Directive: Give back the full listing verbatim, apart from its images.

Available data:
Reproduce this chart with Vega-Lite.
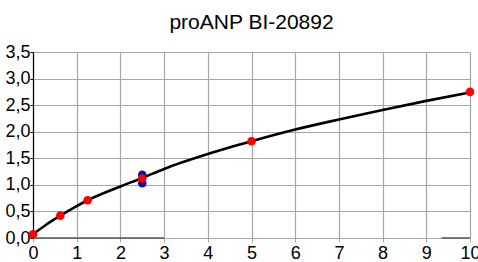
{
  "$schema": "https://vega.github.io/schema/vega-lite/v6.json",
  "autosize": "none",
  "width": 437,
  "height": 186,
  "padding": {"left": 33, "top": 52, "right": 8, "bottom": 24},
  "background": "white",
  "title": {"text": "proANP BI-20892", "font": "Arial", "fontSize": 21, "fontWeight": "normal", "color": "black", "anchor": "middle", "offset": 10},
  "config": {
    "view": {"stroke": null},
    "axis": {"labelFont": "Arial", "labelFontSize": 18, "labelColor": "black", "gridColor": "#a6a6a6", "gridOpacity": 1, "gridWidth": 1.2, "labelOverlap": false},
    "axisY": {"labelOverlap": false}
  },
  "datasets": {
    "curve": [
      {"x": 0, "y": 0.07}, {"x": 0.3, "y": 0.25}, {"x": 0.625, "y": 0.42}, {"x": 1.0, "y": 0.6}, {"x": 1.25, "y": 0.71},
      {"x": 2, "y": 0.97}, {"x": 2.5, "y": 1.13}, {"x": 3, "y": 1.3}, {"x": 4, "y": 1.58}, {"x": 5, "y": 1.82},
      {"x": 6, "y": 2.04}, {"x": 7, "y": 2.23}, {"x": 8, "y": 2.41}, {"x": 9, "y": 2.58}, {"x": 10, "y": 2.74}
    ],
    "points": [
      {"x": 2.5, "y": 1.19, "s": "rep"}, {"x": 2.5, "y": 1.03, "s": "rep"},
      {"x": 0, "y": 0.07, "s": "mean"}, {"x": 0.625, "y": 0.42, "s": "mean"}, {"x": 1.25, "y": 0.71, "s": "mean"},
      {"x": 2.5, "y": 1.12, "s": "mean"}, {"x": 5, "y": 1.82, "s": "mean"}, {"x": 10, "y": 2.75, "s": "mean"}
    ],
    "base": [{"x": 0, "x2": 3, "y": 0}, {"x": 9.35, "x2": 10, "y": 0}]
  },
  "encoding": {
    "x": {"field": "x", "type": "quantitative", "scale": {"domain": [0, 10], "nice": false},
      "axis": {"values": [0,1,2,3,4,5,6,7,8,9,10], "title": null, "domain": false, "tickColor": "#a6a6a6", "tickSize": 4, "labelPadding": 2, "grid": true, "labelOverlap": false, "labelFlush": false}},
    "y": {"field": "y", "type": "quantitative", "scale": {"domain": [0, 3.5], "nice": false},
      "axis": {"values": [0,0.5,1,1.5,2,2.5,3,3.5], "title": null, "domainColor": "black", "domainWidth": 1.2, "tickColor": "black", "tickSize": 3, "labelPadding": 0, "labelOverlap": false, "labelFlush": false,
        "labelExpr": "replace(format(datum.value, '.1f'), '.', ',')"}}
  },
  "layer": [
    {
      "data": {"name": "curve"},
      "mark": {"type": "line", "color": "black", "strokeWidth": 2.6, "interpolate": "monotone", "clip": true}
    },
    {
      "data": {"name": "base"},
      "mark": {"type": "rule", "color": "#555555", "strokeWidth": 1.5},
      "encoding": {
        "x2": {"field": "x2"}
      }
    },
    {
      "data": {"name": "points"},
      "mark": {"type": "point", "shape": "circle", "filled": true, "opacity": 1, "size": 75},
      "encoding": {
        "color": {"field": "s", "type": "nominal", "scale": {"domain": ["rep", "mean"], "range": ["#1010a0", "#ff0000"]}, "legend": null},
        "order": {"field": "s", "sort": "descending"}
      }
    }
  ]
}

Exercise response:
Reproduce this chart with Vega-Lite.
{
  "$schema": "https://vega.github.io/schema/vega-lite/v6.json",
  "autosize": "none",
  "width": 437,
  "height": 186,
  "padding": {"left": 33, "top": 52, "right": 8, "bottom": 24},
  "background": "white",
  "title": {"text": "proANP BI-20892", "font": "Arial", "fontSize": 21, "fontWeight": "normal", "color": "black", "anchor": "middle", "offset": 10},
  "config": {
    "view": {"stroke": null},
    "axis": {"labelFont": "Arial", "labelFontSize": 18, "labelColor": "black", "gridColor": "#a6a6a6", "gridOpacity": 1, "gridWidth": 1.2, "labelOverlap": false},
    "axisY": {"labelOverlap": false}
  },
  "datasets": {
    "curve": [
      {"x": 0, "y": 0.07}, {"x": 0.3, "y": 0.25}, {"x": 0.625, "y": 0.42}, {"x": 1.0, "y": 0.6}, {"x": 1.25, "y": 0.71},
      {"x": 2, "y": 0.97}, {"x": 2.5, "y": 1.13}, {"x": 3, "y": 1.3}, {"x": 4, "y": 1.58}, {"x": 5, "y": 1.82},
      {"x": 6, "y": 2.04}, {"x": 7, "y": 2.23}, {"x": 8, "y": 2.41}, {"x": 9, "y": 2.58}, {"x": 10, "y": 2.74}
    ],
    "points": [
      {"x": 2.5, "y": 1.19, "s": "rep"}, {"x": 2.5, "y": 1.03, "s": "rep"},
      {"x": 0, "y": 0.07, "s": "mean"}, {"x": 0.625, "y": 0.42, "s": "mean"}, {"x": 1.25, "y": 0.71, "s": "mean"},
      {"x": 2.5, "y": 1.12, "s": "mean"}, {"x": 5, "y": 1.82, "s": "mean"}, {"x": 10, "y": 2.75, "s": "mean"}
    ],
    "base": [{"x": 0, "x2": 3, "y": 0}, {"x": 9.35, "x2": 10, "y": 0}]
  },
  "encoding": {
    "x": {"field": "x", "type": "quantitative", "scale": {"domain": [0, 10], "nice": false},
      "axis": {"values": [0,1,2,3,4,5,6,7,8,9,10], "title": null, "domain": false, "tickColor": "#a6a6a6", "tickSize": 4, "labelPadding": 2, "grid": true, "labelOverlap": false, "labelFlush": false}},
    "y": {"field": "y", "type": "quantitative", "scale": {"domain": [0, 3.5], "nice": false},
      "axis": {"values": [0,0.5,1,1.5,2,2.5,3,3.5], "title": null, "domainColor": "black", "domainWidth": 1.2, "tickColor": "black", "tickSize": 3, "labelPadding": 0, "labelOverlap": false, "labelFlush": false,
        "labelExpr": "replace(format(datum.value, '.1f'), '.', ',')"}}
  },
  "layer": [
    {
      "data": {"name": "curve"},
      "mark": {"type": "line", "color": "black", "strokeWidth": 2.6, "interpolate": "monotone", "clip": true}
    },
    {
      "data": {"name": "base"},
      "mark": {"type": "rule", "color": "#555555", "strokeWidth": 1.5},
      "encoding": {
        "x2": {"field": "x2"}
      }
    },
    {
      "data": {"name": "points"},
      "mark": {"type": "point", "shape": "circle", "filled": true, "opacity": 1, "size": 75},
      "encoding": {
        "color": {"field": "s", "type": "nominal", "scale": {"domain": ["rep", "mean"], "range": ["#1010a0", "#ff0000"]}, "legend": null},
        "order": {"field": "s", "sort": "descending"}
      }
    }
  ]
}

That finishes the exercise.